Tav Falco’s Urania Descending

There is a heck of a lot of National Socialist gold still out there. Some is safely tucked away in Swiss vaults, but there is one wayward shipment rather tantalizingly lying at the bottom of Lake Atter (a.k.a. the Attersee). An American fleeing boobsie Arkansas will be recruited into a scheme to salvage that gold in Tav Falco’s first feature-length film, Urania Descending (trailer here), which screens this Thursday as part of a night of the Panther Burns front man’s film at the Anthology Film Archives.

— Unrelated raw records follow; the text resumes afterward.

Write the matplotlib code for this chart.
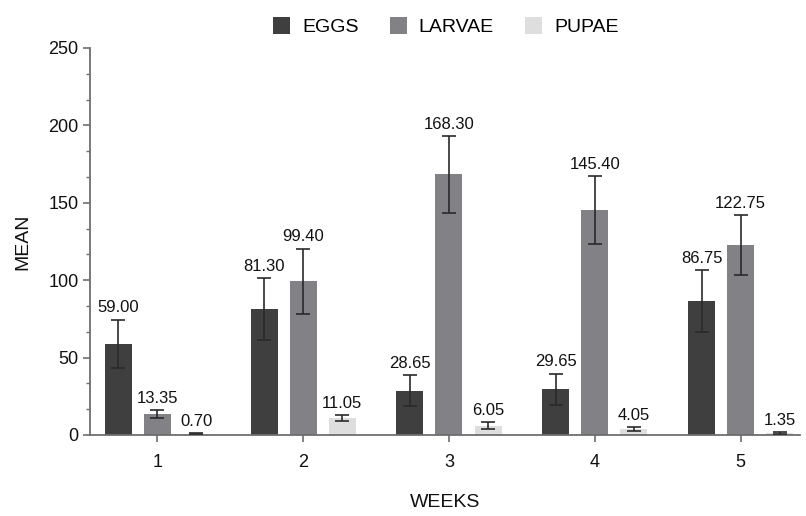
import numpy as np
import matplotlib.pyplot as plt
from matplotlib.ticker import MultipleLocator

plt.rcParams['font.family'] = ['Liberation Sans', 'DejaVu Sans']

weeks = [1, 2, 3, 4, 5]
eggs = [59.00, 81.30, 28.65, 29.65, 86.75]
larvae = [13.35, 99.40, 168.30, 145.40, 122.75]
pupae = [0.70, 11.05, 6.05, 4.05, 1.35]
eggs_err = [15.5, 20.0, 10.0, 10.0, 20.0]
larvae_err = [2.5, 21.0, 25.0, 22.0, 19.5]
pupae_err = [0.3, 1.8, 2.3, 1.3, 0.5]

names = ['EGGS', 'LARVAE', 'PUPAE']
colors = ['#3f3f3f', '#828286', '#dedede']

fig = plt.figure(figsize=(8.06, 5.16), dpi=100)
ax = fig.add_axes([0.112, 0.157, 0.881, 0.75])

x = np.array(weeks)
w = 0.185
off = 0.268
axis_col = '#6e6e6e'
for k, (vals, errs) in enumerate([(eggs, eggs_err), (larvae, larvae_err), (pupae, pupae_err)]):
    pos = x + (k - 1) * off
    ax.bar(pos, vals, w, color=colors[k], label=names[k], zorder=2)
    ax.errorbar(pos, vals, yerr=errs, fmt='none', ecolor='#2a2a2a',
                elinewidth=1.2, capsize=5, capthick=1.2, zorder=3)
    for p, v, e in zip(pos, vals, errs):
        ax.annotate('%.2f' % v, (p, v + e), xytext=(0, 3), textcoords='offset points',
                    ha='center', va='bottom', fontsize=12, color='#111111')

ax.set_xlim(0.54, 5.41)
ax.set_ylim(0, 250)
ax.set_xticks(weeks)
ax.yaxis.set_major_locator(MultipleLocator(50))
ax.yaxis.set_minor_locator(MultipleLocator(50 / 3))
for s in ['top', 'right']:
    ax.spines[s].set_visible(False)
for s in ['left', 'bottom']:
    ax.spines[s].set_color(axis_col)
    ax.spines[s].set_linewidth(1.3)
ax.tick_params(axis='both', which='major', colors=axis_col, labelcolor='#111111',
               labelsize=13, length=5, width=1.2)
ax.tick_params(axis='y', which='minor', colors=axis_col, length=3, width=1.0)
ax.tick_params(axis='x', pad=9)

ax.set_xlabel('WEEKS', fontsize=14, labelpad=16, color='#111111')
ax.set_ylabel('MEAN', fontsize=14, labelpad=12, color='#111111')

fig.legend(loc='upper center', bbox_to_anchor=(0.553, 1.0), ncol=3, frameon=False,
           fontsize=14, handlelength=0.9, handleheight=0.9, columnspacing=1.6,
           handletextpad=0.6)

fig.savefig('out.png', dpi=100)
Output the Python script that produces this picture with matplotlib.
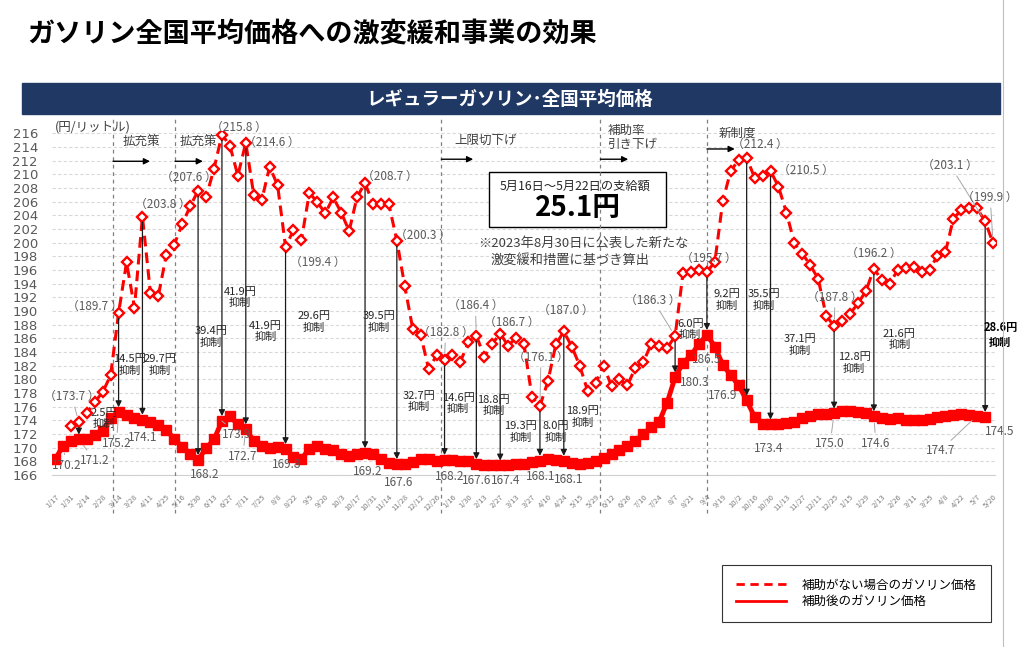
import matplotlib
matplotlib.use('Agg')
import matplotlib.pyplot as plt
from matplotlib.lines import Line2D
from matplotlib.patches import Rectangle
import numpy as np

plt.rcParams['font.family'] = ['Noto Sans CJK JP', 'DejaVu Sans']

# DATA

# weekly survey dates, one label every second week
tick_labels = ['1/17', '1/31', '2/14', '2/28', '3/14', '3/28', '4/11', '4/25', '5/16', '5/30',
               '6/13', '6/27', '7/11', '7/25', '8/8', '8/22', '9/5', '9/20', '10/3', '10/17',
               '10/31', '11/14', '11/28', '12/12', '12/26', '1/16', '1/30', '2/13', '2/27', '3/13',
               '3/27', '4/10', '4/24', '5/15', '5/29', '6/12', '6/26', '7/10', '7/24', '8/7',
               '8/21', '9/4', '9/19', '10/2', '10/16', '10/30', '11/13', '11/27', '12/11', '12/25',
               '1/15', '1/29', '2/13', '2/26', '3/11', '3/25', '4/8', '4/22', '5/7', '5/20']

# price after subsidy (yen/l)
with_subsidy = [
    168.3, 170.2, 171.0, 171.2, 171.3, 171.9, 172.5, 174.4, 175.2, 174.8,
    174.4, 174.1, 173.8, 173.3, 172.6, 171.3, 170.1, 169.1, 168.2, 169.9,
    171.2, 173.9, 174.6, 173.4, 172.7, 171.0, 170.2, 170.0, 170.1, 169.8,
    168.6, 168.4, 169.8, 170.3, 169.8, 169.6, 169.1, 168.8, 169.1, 169.2,
    169.0, 168.4, 167.8, 167.6, 167.6, 167.9, 168.3, 168.3, 168.0, 168.2,
    168.2, 168.1, 168.0, 167.6, 167.4, 167.4, 167.4, 167.5, 167.6, 167.6,
    167.9, 168.1, 168.3, 168.2, 168.1, 167.8, 167.6, 167.8, 168.0, 168.5,
    169.0, 169.7, 170.3, 171.0, 172.0, 173.0, 173.8, 176.6, 180.3, 182.4,
    183.5, 185.2, 186.5, 184.8, 182.1, 180.6, 179.1, 176.9, 174.5, 173.4,
    173.4, 173.4, 173.6, 173.8, 174.3, 174.7, 174.9, 174.9, 175.0, 175.4,
    175.4, 175.2, 175.0, 174.6, 174.3, 174.2, 174.3, 174.1, 174.0, 174.1,
    174.2, 174.5, 174.7, 174.8, 174.9, 174.8, 174.7, 174.5]

# price without subsidy (yen/l)
without_subsidy = [
    np.nan, np.nan, 173.2, 173.7, 175.0, 176.7, 178.1, 180.6, 189.7, 197.1,
    190.5, 203.8, 192.7, 192.2, 198.2, 199.7, 202.7, 205.3, 207.6, 206.6,
    210.8, 215.8, 214.2, 209.8, 214.6, 207.0, 206.2, 211.1, 208.4, 199.4,
    201.8, 200.4, 207.3, 205.9, 204.3, 206.6, 204.4, 201.7, 206.7, 208.7,
    205.7, 205.7, 205.6, 200.3, 193.6, 187.4, 186.5, 181.5, 183.5, 182.8,
    183.5, 182.6, 185.4, 186.4, 183.3, 185.2, 186.7, 184.9, 186.1, 185.1,
    177.4, 176.1, 179.7, 185.1, 187.0, 184.8, 182.0, 178.3, 179.4, 182.0,
    179.0, 180.0, 179.1, 181.7, 182.5, 185.2, 184.9, 184.6, 186.3, 195.6,
    195.7, 196.0, 195.7, 197.2, 206.1, 210.5, 212.1, 212.4, 209.5, 209.7,
    210.5, 208.2, 204.4, 199.9, 198.4, 196.7, 194.7, 189.3, 187.8, 188.5,
    189.6, 191.1, 192.9, 196.2, 194.5, 194.0, 196.0, 196.3, 196.5, 195.7,
    196.0, 198.1, 198.6, 203.5, 204.8, 205.0, 205.0, 203.1, 199.9]

# weeks with a "suppressed by" arrow: (week, text x, text y, bold)
arrow_weeks = [(3, 6.2, 174.3, False), (8, 9.4, 182.1, False), (11, 13.2, 182.1, False),
               (18, 19.6, 186.2, False), (21, 23.3, 192.0, False), (24, 26.5, 187.0, False),
               (29, 32.6, 188.4, False), (39, 40.75, 188.4, False), (43, 45.8, 176.8, False),
               (49, 50.7, 176.5, False), (53, 55.2, 176.2, False), (56, 58.6, 172.3, False),
               (61, 63.0, 172.3, False), (64, 66.4, 174.5, False), (78, 79.9, 187.3, False),
               (82, 84.5, 191.6, False), (87, 89.2, 191.6, False), (90, 93.7, 185.0, False),
               (98, 100.5, 182.4, False), (103, 106.2, 185.8, False), (117, 118.9, 186.5, True)]

# value labels: (week, dx px, dy px, leader line)
without_labels = [(3, -7, 26, True), (8, -24, 7, False), (11, 20, 12, False), (18, -9, 13, False),
                  (21, 17, 7, False), (24, 26, 0, False), (29, 32, -16, False), (39, 25, 7, False),
                  (43, 26, 5, False), (49, 1, 28, True), (53, -1, 30, True), (56, 12, 11, False),
                  (61, 1, 49, True), (64, 2, 21, False), (78, -22, 36, True), (82, 2, 14, False),
                  (87, 13, 13, False), (90, 35, 0, False), (98, 1, 29, True), (103, 0, 15, False),
                  (117, -35, 56, True), (118, -3, 46, True)]
with_labels = [(1, 4, -19, True), (3, 16, -21, True), (8, -2, -31, True), (11, 0, -18, False),
               (18, 7, -15, False), (21, 15, -13, True), (24, -3, -27, True), (29, 1, -15, False),
               (39, 3, -18, False), (43, 2, -18, False), (49, 5, -17, False), (53, 0, -16, False),
               (56, 5, -15, False), (61, 1, -16, False), (64, 5, -19, False), (78, 20, -5, False),
               (82, 0, -25, False), (87, -24, 5, False), (90, -2, -24, False), (98, -4, -30, True),
               (103, 2, -27, True), (116, -37, -35, True), (117, 15, -15, False)]

# policy changes: (line position, text, text x, text y, arrow end)
phases = [(7.3, '拡充策', 10.9, 214.7, 11.95, 211.9),
          (15.1, '拡充策', 18.0, 214.7, 18.6, 211.9),
          (48.6, '上限切下げ', 54.2, 215.0, 52.6, 212.2),
          (68.6, '補助率\n引き下げ', 71.6, 215.4, 72.1, 212.2),
          (82.0, '新制度', 85.8, 216.0, 85.5, 213.7)]

RED = '#FF0000'
GREY = '#595959'

# PLOT

fig = plt.figure(figsize=(10.24, 6.47), dpi=100)
W, H = 1024.0, 647.0

def fig_xy(x, y):
    """ pixel position in the slide -> figure fraction """
    return x / W, 1 - y / H

ax = fig.add_axes([51.8 / W, 1 - 475 / H, 943.7 / W, 343.8 / H])

weeks = np.arange(len(without_subsidy))
ax.plot(weeks[:len(with_subsidy)], with_subsidy, color=RED, lw=3.5, marker='s', ms=6.5,
        mfc=RED, mec=RED, zorder=5)
ax.plot(weeks, without_subsidy, color=RED, lw=2.2, dashes=(3.5, 2), marker='D', ms=4.8,
        mfc='white', mec=RED, mew=1.7, zorder=6)

ax.set_xlim(-0.4, 118.3)
ax.set_ylim(166, 216.3)
ax.set_yticks(np.arange(166, 217, 2))
ax.set_xticks(np.arange(0, len(without_subsidy), 2))
ax.set_xticklabels(tick_labels, rotation=45, ha='right', rotation_mode='anchor',
                   fontsize=5.5, color='#7f7f7f')
ax.tick_params(axis='x', length=0, pad=13)
ax.tick_params(axis='y', length=0, pad=10, labelsize=10, labelcolor=GREY)
for lbl in ax.get_yticklabels():
    lbl.set_family('DejaVu Sans')
    lbl.set_fontsize(9.5)

ax.yaxis.grid(True, color='#d9d9d9', lw=0.8, dashes=(3, 2))
ax.set_axisbelow(True)
for side in ['top', 'right', 'left']:
    ax.spines[side].set_visible(False)
ax.spines['bottom'].set_color('#d0d0d0')

# policy phase lines and arrows
for xpos, txt, tx, ty, ax_end, ay in phases:
    ax.axvline(xpos, ymin=-0.11, ymax=1.04, clip_on=False, color='#808080', lw=0.9,
               dashes=(3, 3), zorder=4)
    ha = 'left' if '\n' in txt else 'center'
    tx_ = xpos + 0.9 if '\n' in txt else tx
    ax.text(tx_, ty, txt, ha=ha, va='center', fontsize=9, color='#404040',
            linespacing=1.05, zorder=8)
    ax.annotate('', xy=(ax_end, ay), xytext=(xpos, ay),
                arrowprops=dict(arrowstyle='-|>', color='black', lw=1, mutation_scale=9,
                                shrinkA=0, shrinkB=0), zorder=8)

# suppression arrows
for wk, tx, ty, bold in arrow_weeks:
    top = without_subsidy[wk]
    bottom = with_subsidy[wk]
    ax.annotate('', xy=(wk, bottom), xytext=(wk, top),
                arrowprops=dict(arrowstyle='-|>', color='#1a1a1a', lw=0.9, mutation_scale=9,
                                shrinkA=4, shrinkB=3.5), zorder=7)
    ax.text(tx, ty, '{:.1f}円\n抑制'.format(top - bottom), ha='center', va='center',
            fontsize=8, color='black' if bold else '#262626',
            weight='bold' if bold else 'normal', linespacing=1.15, zorder=9)

# value labels
def value_label(series, labels, fmt):
    for wk, dx, dy, leader in labels:
        val = series[wk]
        props = None
        if leader:
            props = dict(arrowstyle='-', color='#a6a6a6', lw=0.7, shrinkA=1, shrinkB=5)
        ax.annotate(fmt.format(val), xy=(wk, val), xytext=(dx, dy),
                    textcoords='offset pixels', ha='center', va='center',
                    fontsize=8.5, color=GREY, arrowprops=props, zorder=9)

value_label(without_subsidy, without_labels, '（{:.1f} ）')
value_label(with_subsidy, with_labels, '{:.1f}')

# title and header
fig.text(*fig_xy(27, 34), 'ガソリン全国平均価格への激変緩和事業の効果', fontsize=19.5,
         weight='bold', va='center', ha='left', color='black')
fig.patches.append(Rectangle(fig_xy(22, 114), (1000 - 22) / W, 31 / H,
                             transform=fig.transFigure, color='#1F3864', zorder=0))
fig.text(*fig_xy(510, 99), 'レギュラーガソリン･全国平均価格', fontsize=13.3, weight='bold',
         color='white', ha='center', va='center')
fig.text(*fig_xy(55, 127), '(円/リットル)', fontsize=9, color='#404040', ha='left',
         va='center')

# payment box
ax.add_patch(Rectangle(fig_xy(489, 227), (666 - 489) / W, 55 / H, transform=fig.transFigure,
                       facecolor='white', edgecolor='black', lw=1, clip_on=False, zorder=3))
ax.text(*fig_xy(575, 186), '5月16日～5月22日の支給額', transform=fig.transFigure,
        fontsize=8.8, color='#262626', ha='center', va='center', zorder=9)
ax.text(*fig_xy(578, 208), '25.1円', transform=fig.transFigure, fontsize=20,
        weight='bold', color='black', ha='center', va='center', zorder=9)
ax.text(*fig_xy(478, 243), '※2023年8月30日に公表した新たな', transform=fig.transFigure,
        fontsize=9.5, color='#404040', ha='left', va='center', zorder=9)
ax.text(*fig_xy(490, 261), '激変緩和措置に基づき算出', transform=fig.transFigure,
        fontsize=9.5, color='#404040', ha='left', va='center', zorder=9)

# legend
handles = [Line2D([], [], color=RED, lw=2, dashes=(3, 2)),
           Line2D([], [], color=RED, lw=2)]
lg = fig.legend(handles, ['補助がない場合のガソリン価格', '補助後のガソリン価格'],
                loc='upper left', bbox_to_anchor=fig_xy(722, 565), fontsize=9,
                frameon=True, fancybox=False, edgecolor='black', handlelength=4.0,
                handletextpad=1.3, borderpad=1.1, labelspacing=0.25, borderaxespad=0)
lg.get_frame().set_linewidth(0.8)

# slide border on the right
fig.add_artist(Line2D([1003 / W, 1003 / W], [0, 1], color='#bfbfbf', lw=0.8))

fig.savefig('out.png', dpi=100)
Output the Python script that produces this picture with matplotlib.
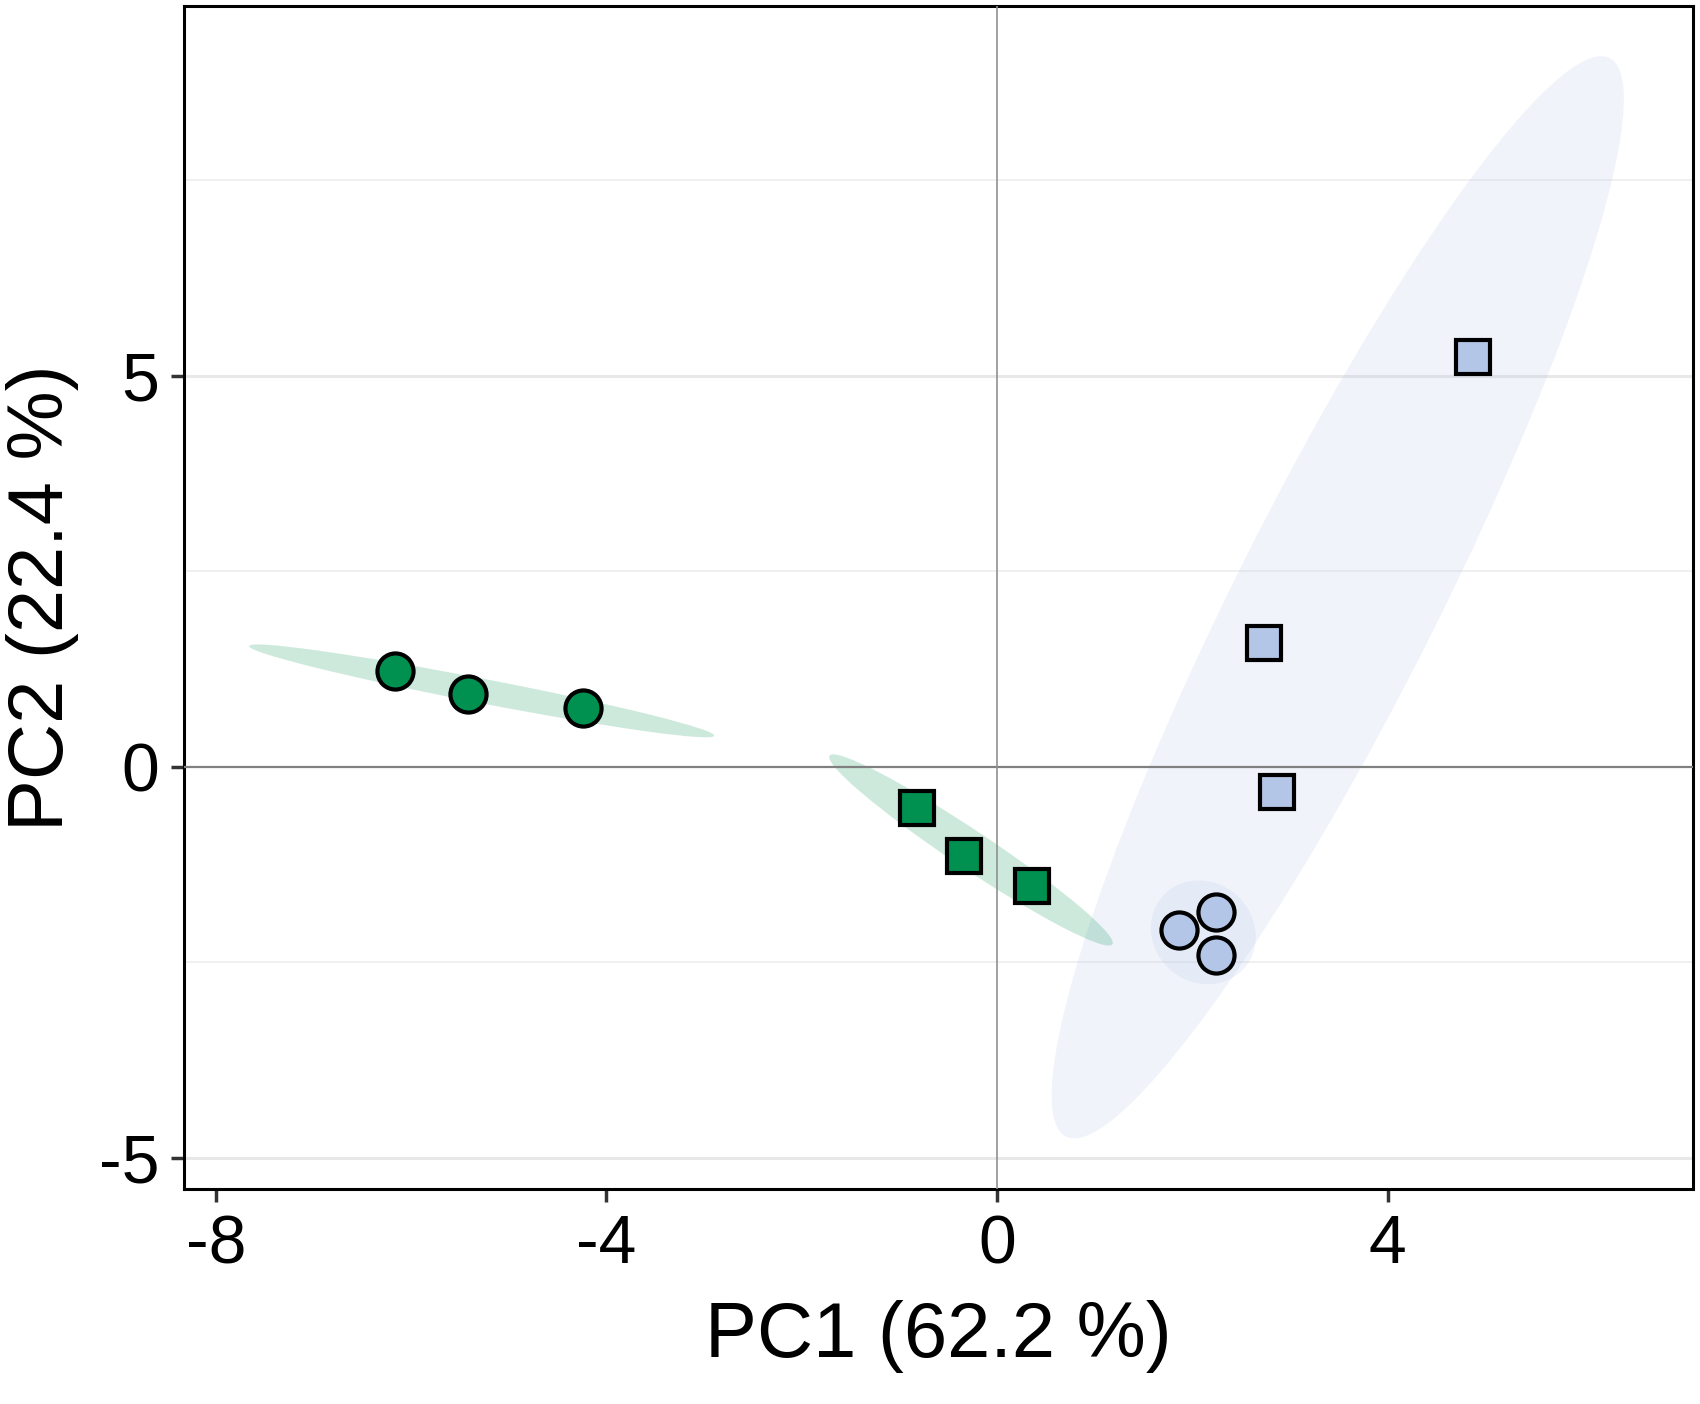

Title cards warn us not to expect perfectly synchronized audio, but frankly there will not be a lot of dialogue to worry about. Not exactly found footage, Descending claims to be the mysterious 16mm reels of an unknown outsider-artist filmmaker, cobbled together as well as possible. Although there is a bit of talking here and there, Falco is clearly engaging with the conventions and motifs of silent cinema—much more so than the caper movie.

Fed up with leering lowlifes, Gina Lee just up and bought a one-way ticket to Vienna. How long can she afford to idle away her days in merry old Vienna? Maybe for quite a while, if she can complete the job offered to her by tango-dancing playboy Diego Moritz. Her job will be to romance Karl-Heinz Von Riegl, the son of the German officer in charge of the gold shipment that crashed in Lake Atter. It will not be difficult to get him talking about it, but snapping a picture of the pertinent map will be a trickier task.

That probably makes it sound like intrigue abounds in Descending, but frankly there are almost no twists or turns to this sixty-nine minute tale. Instead, Falco is much more interested in realizing the film’s neo-retro look. Think of it as a more animated cousin of Sally Potter’s Thriller, or a less grungy, modern day Alphaville. Indeed, Descending could pass for Godard’s remake of a John Huston caper film, produced by the Warhol factory.

Descending is probably most successful evoking the spirit of Vienna through its soundtrack of accordion music, tangos, waltzes, and hints of the Third Man theme. Nevertheless, its deliberately self-conscious gamesmanship ultimately wears thin. This is definitely a case where it would be much more nourishing to watch the films that inspired Falco. More intriguing as a concept than as a finished film, Falco’s Urania Descending screens this Thursday night (5/25) at the Anthology Film Archives.